Echohawk heard the words of Martin Luther King, Jr., when he was 15 years old:
I have a dream — a dream deeply rooted in the American dream, that one day this nation will rise up and live out the true meaning of its creed: "We hold these truths to be self-evident: that all men are created equal" . . . . I have a dream that my . . . children will one day live in a nation where they will not be judged by the color of their skin but by the content of their character.
"I believe in America," Echohawk continued. "An America that says that regardless of who you are—your race, your religion, your ethnic background, your economic status—this must be a land of opportunity for all people."

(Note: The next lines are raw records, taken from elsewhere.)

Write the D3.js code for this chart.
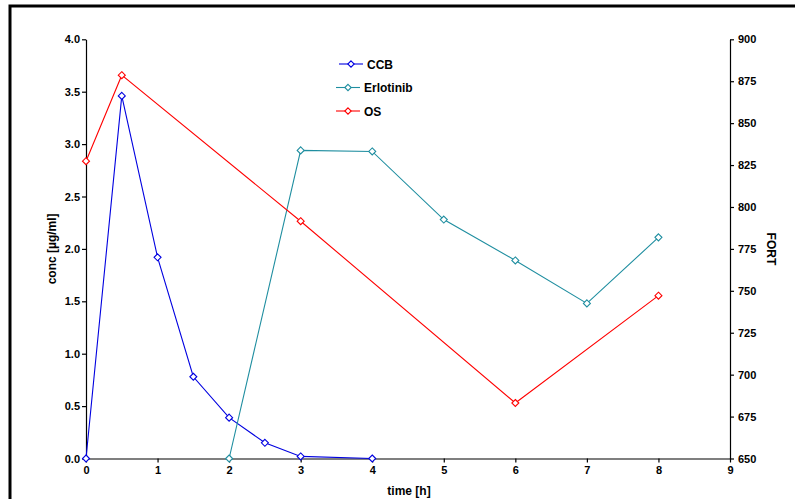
<!DOCTYPE html>
<html><head><meta charset="utf-8">
<script src="https://cdn.jsdelivr.net/npm/d3@7"></script>
<style>
html,body{margin:0;padding:0;background:#fff;overflow:hidden}
text{font-family:"Liberation Sans",Arial,sans-serif;font-weight:bold;fill:#000}
</style></head>
<body><svg id="c" width="795" height="499"></svg>
<script>
const ccbTime = [0, 0.5, 1, 1.5, 2, 2.5, 3, 4];
const ccbConc = [0, 3.46, 1.92, 0.78, 0.39, 0.15, 0.02, 0.0];
const erlTime = [2, 3, 4, 5, 6, 7, 8];
const erlConc = [0, 2.94, 2.93, 2.28, 1.89, 1.48, 2.11];
const osTime = [0, 0.5, 3, 6, 8];
const osFort = [827.3, 878.6, 791.5, 683.1, 747.1];
const xTicks = [0,1,2,3,4,5,6,7,8,9];
const yLeftTicks = [0,0.5,1,1.5,2,2.5,3,3.5,4];
const yRightTicks = [650,675,700,725,750,775,800,825,850,875,900];
const seriesNames = ["CCB","Erlotinib","OS"];
const seriesColors = ["#0000e0","#1f8ea0","#ff0000"];

const svg = d3.select("#c");
const L = 86, R = 730, T = 39.3, B = 458.5;
const x = d3.scaleLinear().domain([0,9]).range([L,R]);
const yL = d3.scaleLinear().domain([0,4]).range([B,T]);
const yR = d3.scaleLinear().domain([650,900]).range([B,T]);

// frame
svg.append("rect").attr("x",10).attr("y",6).attr("width",800).attr("height",510)
  .attr("fill","none").attr("stroke","#000").attr("stroke-width",3);

const fmt1 = d3.format(".1f");
const gx = svg.append("g").attr("transform",`translate(0,${B})`)
  .call(d3.axisBottom(x).tickValues(xTicks).tickSize(4).tickSizeOuter(0).tickFormat(d3.format("d")));
const gl = svg.append("g").attr("transform",`translate(${L},0)`)
  .call(d3.axisLeft(yL).tickValues(yLeftTicks).tickSize(4).tickSizeOuter(0).tickFormat(fmt1));
const gr = svg.append("g").attr("transform",`translate(${R},0)`)
  .call(d3.axisRight(yR).tickValues(yRightTicks).tickSize(4).tickSizeOuter(0).tickFormat(d3.format("d")));
[gx,gl,gr].forEach(g=>{
  g.selectAll("path,line").attr("stroke","#000").attr("stroke-width",1.2);
  g.selectAll("text").style("font-size","11px").style("font-weight","bold")
   .style("font-family","'Liberation Sans',Arial,sans-serif").attr("fill","#000");
});
gx.selectAll("text").attr("dy","0.71em").attr("y",8);
gl.selectAll("text").attr("x",-6);
gr.selectAll("text").attr("x",8);

// axis titles
svg.append("text").attr("transform",`translate(56,${(T+B)/2}) rotate(-90)`)
  .attr("text-anchor","middle").style("font-size","12px").text("conc [µg/ml]");
svg.append("text").attr("x",409).attr("y",495)
  .attr("text-anchor","middle").style("font-size","12px").text("time [h]");
svg.append("text").attr("transform",`translate(767,${(T+B)/2}) rotate(90)`)
  .attr("text-anchor","middle").style("font-size","12px").text("FORT");

const sets = [
  {xs: ccbTime, ys: ccbConc, sc: yL},
  {xs: erlTime, ys: erlConc, sc: yL},
  {xs: osTime, ys: osFort, sc: yR}
];
const diamond = (cx,cy,r)=>`M${cx},${cy-r}L${cx+r},${cy}L${cx},${cy+r}L${cx-r},${cy}Z`;
sets.forEach((s,i)=>{
  const pts = s.xs.map((t,j)=>[x(t), s.sc(s.ys[j])]);
  svg.append("path").attr("d",d3.line()(pts)).attr("fill","none")
    .attr("stroke",seriesColors[i]).attr("stroke-width",1.1);
  svg.selectAll(null).data(pts).enter().append("path")
    .attr("d",p=>diamond(p[0],p[1],3.5)).attr("fill","#fff")
    .attr("stroke",seriesColors[i]).attr("stroke-width",1.1);
});

// legend
const legY = [64, 87.5, 111];
const legX0 = [339, 336, 336];
seriesNames.forEach((n,i)=>{
  const g = svg.append("g");
  g.append("line").attr("x1",legX0[i]).attr("x2",legX0[i]+24).attr("y1",legY[i]).attr("y2",legY[i])
    .attr("stroke",seriesColors[i]).attr("stroke-width",1.1);
  g.append("path").attr("d",diamond(legX0[i]+12,legY[i],3.2)).attr("fill","#fff")
    .attr("stroke",seriesColors[i]).attr("stroke-width",1.1);
  g.append("text").attr("x",legX0[i]+28).attr("y",legY[i]+4.5).style("font-size","12px").text(n);
});
</script></body></html>
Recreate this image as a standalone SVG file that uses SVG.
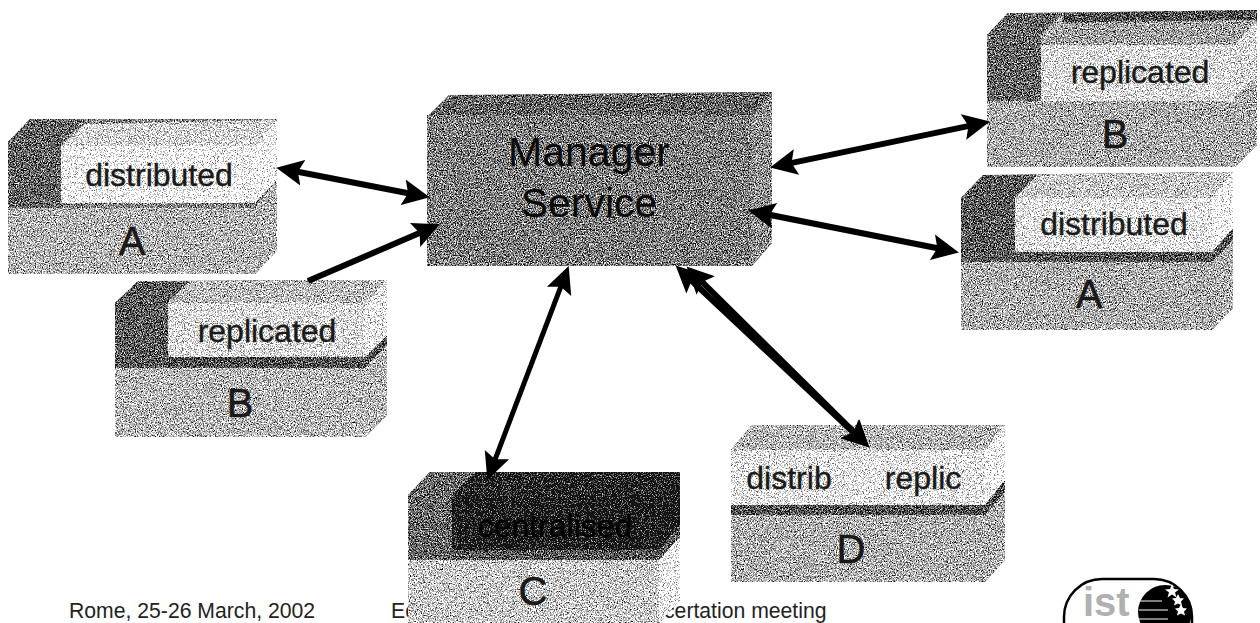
<svg xmlns="http://www.w3.org/2000/svg" width="1260" height="623" viewBox="0 0 1260 623">
<style>
text{font-family:"Liberation Sans",Arial,sans-serif;fill:#1a1a1a}
.l{font-size:32px;text-anchor:middle;stroke:#1a1a1a;stroke-width:.4}
.c{font-size:40px;text-anchor:middle;stroke:#111;stroke-width:.5}
.m{font-size:41px;text-anchor:middle;fill:#0c0c0c}
.f{font-size:21.2px;fill:#222}
.a{fill:none;stroke:#000;stroke-width:6;marker-start:url(#h);marker-end:url(#h)}
.n{filter:url(#dither)}
</style>
<defs>
<filter id="dither" x="0" y="0" width="1" height="1" color-interpolation-filters="sRGB">
<feTurbulence type="fractalNoise" baseFrequency="0.85" numOctaves="2" seed="4" result="t"/>
<feColorMatrix in="t" type="matrix" values="1.3 1.3 0 0 -0.8 1.3 1.3 0 0 -0.8 1.3 1.3 0 0 -0.8 0 0 0 0 1" result="n"/>
<feComposite in="SourceGraphic" in2="n" operator="arithmetic" k1="0" k2="1" k3="1" k4="-0.5" result="s"/>
<feComponentTransfer in="s" result="d">
<feFuncR type="discrete" tableValues="0.08 0.4 0.72 1"/>
<feFuncG type="discrete" tableValues="0.08 0.4 0.72 1"/>
<feFuncB type="discrete" tableValues="0.08 0.4 0.72 1"/>
</feComponentTransfer>
<feComposite in="d" in2="SourceAlpha" operator="in"/>
</filter>
<marker id="h" markerUnits="userSpaceOnUse" markerWidth="30" markerHeight="28" viewBox="0 0 30 28" refX="13" refY="14" orient="auto-start-reverse">
<path d="M0 1 L27 14 L0 27 L5 14Z" fill="#000"/>
</marker>
</defs>
<g id="footer">
<text class="f" x="69" y="618">Rome, 25-26 March, 2002</text>
<text class="f" x="391" y="618">Ec</text>
<text class="f" x="664" y="618">certation meeting</text>
</g>
<g id="manager">
<g class="n">
<polygon points="427,117 449,95 772,92 752,117" fill="#5c5c5c"/>
<polygon points="752,117 772,92 772,243 752,266" fill="#808080"/>
<rect x="427" y="115" width="325" height="151" fill="#727272"/>
</g>
<text class="m" x="589" y="166">Manager</text>
<text class="m" x="589" y="217">Service</text>
</g>
<g id="left-a">
<g class="n">
<polygon points="8,142 30,119 277,119 277,251 255,274 8,274" fill="#a0a0a0"/>
<polygon points="8,142 30,119 84,119 61,146 61,208 8,208" fill="#5c5c5c"/>
<polygon points="84,119 277,119 277,180 255,208 61,208 61,146" fill="#777"/>
<polygon points="61,146 84,124 277,120 255,146" fill="#c0c0c0"/>
<polygon points="255,146 277,120 277,180 255,203" fill="#e8e8e8"/>
<rect x="61" y="146" width="194" height="57" fill="#e2e2e2"/>
</g>
<text class="l" x="159" y="186">distributed</text>
<text class="c" x="132" y="255">A</text>
</g>
<g id="left-b">
<g class="n">
<polygon points="115,303 138,281 387,280 387,415 365,437 115,437" fill="#a4a4a4"/>
<polygon points="115,303 138,281 190,281 168,303 168,368 115,368" fill="#555"/>
<polygon points="168,357 365,357 387,335 387,345 365,368 168,368" fill="#4c4c4c"/>
<polygon points="168,303 190,281 387,280 365,303" fill="#a8a8a8"/>
<polygon points="365,303 387,280 387,335 365,357" fill="#d8d8d8"/>
<rect x="168" y="303" width="197" height="54" fill="#c8c8c8"/>
</g>
<text class="l" x="267" y="342">replicated</text>
<text class="c" x="240" y="417">B</text>
</g>
<g id="right-b">
<g class="n">
<polygon points="987,35 1008,13 1257,10 1257,145 1235,167 987,167" fill="#989898"/>
<polygon points="987,35 1008,13 1063,13 1041,35 1041,101 987,101" fill="#5e5e5e"/>
<polygon points="1063,13 1257,10 1257,20 1063,23" fill="#4a4a4a"/>
<polygon points="1041,45 1063,23 1257,20 1235,45" fill="#909090"/>
<polygon points="1235,45 1257,20 1257,78 1235,95" fill="#c4c4c4"/>
<rect x="1041" y="45" width="194" height="56" fill="#c8c8c8"/>
</g>
<text class="l" x="1140" y="83">replicated</text>
<text class="c" x="1115" y="148">B</text>
</g>
<g id="right-a">
<g class="n">
<polygon points="961,198 983,175 1233,172 1233,308 1212,330 961,330" fill="#9a9a9a"/>
<polygon points="961,198 983,175 1037,175 1015,198 1015,262 961,262" fill="#545454"/>
<polygon points="1015,252 1212,252 1233,228 1233,240 1212,262 1015,262" fill="#4e4e4e"/>
<polygon points="1015,198 1037,175 1233,172 1212,198" fill="#b4b4b4"/>
<polygon points="1212,198 1233,172 1233,228 1212,252" fill="#e8e8e8"/>
<rect x="1015" y="198" width="197" height="54" fill="#d2d2d2"/>
</g>
<text class="l" x="1114" y="235">distributed</text>
<text class="c" x="1089" y="308">A</text>
</g>
<g id="c">
<g class="n">
<polygon points="408,495 430,472 680,472 680,600 659,623 408,623" fill="#b4b4b4"/>
<polygon points="659,560 680,537 680,600 659,623" fill="#dedede"/>
<polygon points="408,495 430,472 475,472 452,495 452,560 408,560" fill="#606060"/>
<polygon points="452,550 659,550 680,525 680,537 659,560 452,560" fill="#505050"/>
<polygon points="452,495 475,472 680,472 659,495" fill="#222"/>
<polygon points="659,495 680,472 680,525 659,550" fill="#141414"/>
<rect x="452" y="495" width="207" height="55" fill="#1a1a1a"/>
</g>
<text class="l" x="555" y="537" style="fill:#000;stroke:#000">centralised</text>
<text class="c" x="533" y="605">C</text>
</g>
<g id="d">
<g class="n">
<polygon points="731,450 752,425 1005,425 1005,560 985,582 731,582" fill="#9c9c9c"/>
<polygon points="752,425 1005,425 985,450 731,450" fill="#a2a2a2"/>
<polygon points="985,450 1005,425 1005,480 985,505" fill="#e2e2e2"/>
<polygon points="731,505 985,505 1005,480 1005,492 985,515 731,515" fill="#4c4c4c"/>
<rect x="731" y="450" width="254" height="55" fill="#d2d2d2"/>
</g>
<text class="l" x="789" y="489">distrib</text>
<text class="l" x="923" y="489">replic</text>
<text class="c" x="851" y="563">D</text>
</g>
<g id="logo">
<rect x="1064" y="579" width="128" height="90" rx="38" fill="#fff" stroke="#000" stroke-width="2.500"/>
<text x="1083" y="616" style="font-size:40px;font-weight:bold;fill:#b0b0b0">ist</text>
<circle cx="1165" cy="612" r="27" fill="#000"/>
<path d="M1140 601H1162M1139 610H1168M1139 619H1168" stroke="#fff" fill="none"/>
<path d="M1172 584l2 5 5 .5-4 3 1.500 5-4.500-3-4.500 3 1.500-5-4-3 5-.5ZM1178 594l2 4 4 .5-3 3 1 4-4-2-4 2 1-4-3-3 4-.5ZM1181 604l2 4 4 .5-3 3 1 4-4-2-4 2 1-4-3-3 4-.5Z" fill="#fff"/>
</g>
<g id="connectors">
<line class="a" x1="290" y1="170.3" x2="416" y2="194.7"/>
<line class="a" x1="308" y1="281" x2="427" y2="229.800" style="marker-start:none"/>
<line class="a" x1="783.700" y1="164.600" x2="976.300" y2="124.400"/>
<line class="a" x1="761.800" y1="213.300" x2="945.200" y2="249.700"/>
<line class="a" x1="563.700" y1="279.200" x2="492.300" y2="466.800" style="stroke-width:5"/>
<line class="a" x1="685.800" y1="275.200" x2="859.200" y2="437.800"/>
<line class="a" x1="696.500" y1="276.400" x2="859.500" y2="437.600"/>
</g>
</svg>
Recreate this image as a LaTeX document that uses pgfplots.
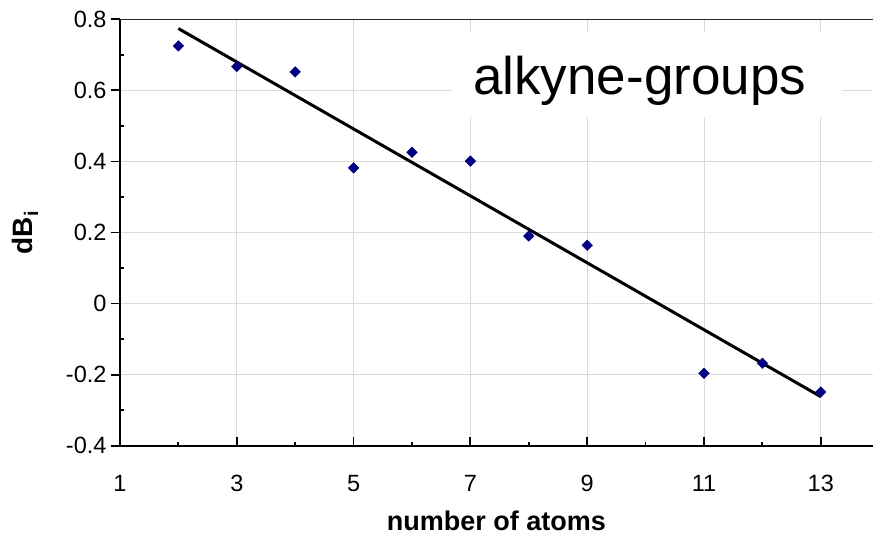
\documentclass[border=0pt]{standalone}
\usepackage{fontspec}
\setmainfont{Liberation Sans}
\usepackage{pgfplots}
\pgfplotsset{compat=1.18}
\definecolor{navymark}{RGB}{0,0,128}
\definecolor{gridgray}{RGB}{218,218,218}
\begin{document}
\begin{tikzpicture}[x=1pt,y=1pt]
\begin{axis}[
  at={(0,0)}, anchor=south west,
  scale only axis, width=753pt, height=426.4pt,
  xmin=1, xmax=13.894, ymin=-0.4, ymax=0.8,
  axis lines*=left,
  axis line style={line width=2.4pt, black},
  xtick={1,3,5,7,9,11,13},
  xticklabels={1,3,5,7,9,11,13},
  minor xtick={2,4,6,8,10,12},
  ytick={-0.4,-0.2,0,0.2,0.4,0.6,0.8},
  yticklabels={-0.4,-0.2,0,0.2,0.4,0.6,0.8},
  extra y ticks={-0.3,-0.1,0.1,0.3,0.5,0.7},
  extra y tick labels={},
  extra y tick style={tick align=inside, major tick length=4pt, grid=none},
  xtick align=inside, ytick align=outside,
  major tick length=9pt, minor tick length=4pt,
  tick style={line width=1.8pt, black},
  grid=major,
  major grid style={line width=0.8pt, gridgray},
  /pgf/number format/assume math mode=true,
  ticklabel style={font=\fontsize{23.5}{27}\selectfont},
  xticklabel style={anchor=base, yshift=-46pt},
  yticklabel style={xshift=-1pt},
  xlabel={number of atoms},
  xlabel style={font=\bfseries\fontsize{27}{30}\selectfont, at={(axis description cs:0.5,0)}, anchor=base, yshift=-84.3pt},
  ylabel={dB\textsubscript{i}},
  ylabel style={font=\bfseries\fontsize{28}{30}\selectfont, at={(axis description cs:-0.126,0.5)}, anchor=center},
]
\draw[line width=1.5pt, black!85] (rel axis cs:0,1) -- (rel axis cs:1,1);
\addplot[black, line width=3pt] coordinates {(2,0.774) (13,-0.262)};
\addplot[only marks, mark=square*, mark size=3.8pt,
  mark options={rotate=45, fill=navymark, draw=navymark, line width=0.3pt}]
  coordinates {(2,0.725) (3,0.667) (4,0.652) (5,0.382) (6,0.426) (7,0.401)
               (8,0.190) (9,0.164) (11,-0.196) (12,-0.168) (13,-0.249)};
\node[fill=white, inner sep=0pt, minimum width=390pt, minimum height=85pt] at (axis cs:10.02,0.645) {};
\node[anchor=base west, inner sep=0pt, font=\fontsize{53}{60}\selectfont] at (axis cs:7.045,0.587) {alkyne-groups};
\end{axis}
\pgfresetboundingbox
\useasboundingbox (-120,-95.3) rectangle (753,445.7);
\end{tikzpicture}
\end{document}
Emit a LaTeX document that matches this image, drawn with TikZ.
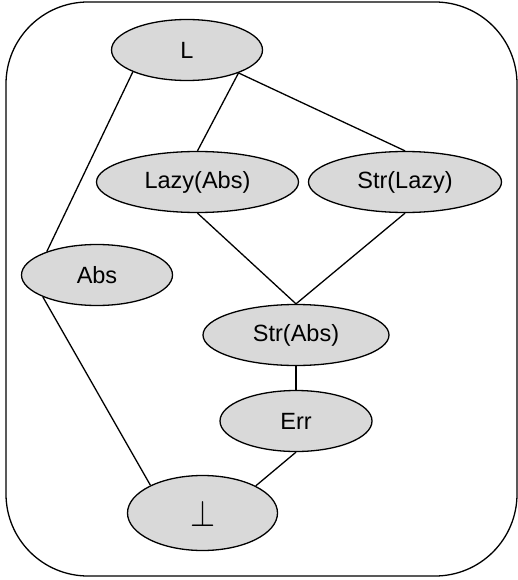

"But I have seen that this promise is not realized for many, many people," Echohawk stated. "Too many people live in poverty—especially in Indian country. And where there is poverty, there is despair. And where there is despair, there is alcohol and substance abuse. And where there is substance abuse, there is domestic violence, and the abuse and neglect of children."
What can we do to break this cycle? "There is hope," Echohawk affirmed. "I have seen what was, but I can see very clearly what we can all become. We must not blame—we must take responsibility. We must join together in learning and find solutions. We must work for positive change by building on diverse backgrounds and diverse cultures."
In closing, Echohawk encouraged each of us to leave the world a better place for the generations that will follow. "You have the power to change," he stated. "I challenge you to embrace these diverse cultures, to embrace each other. Join together, stop the pain, and bring forth the promise."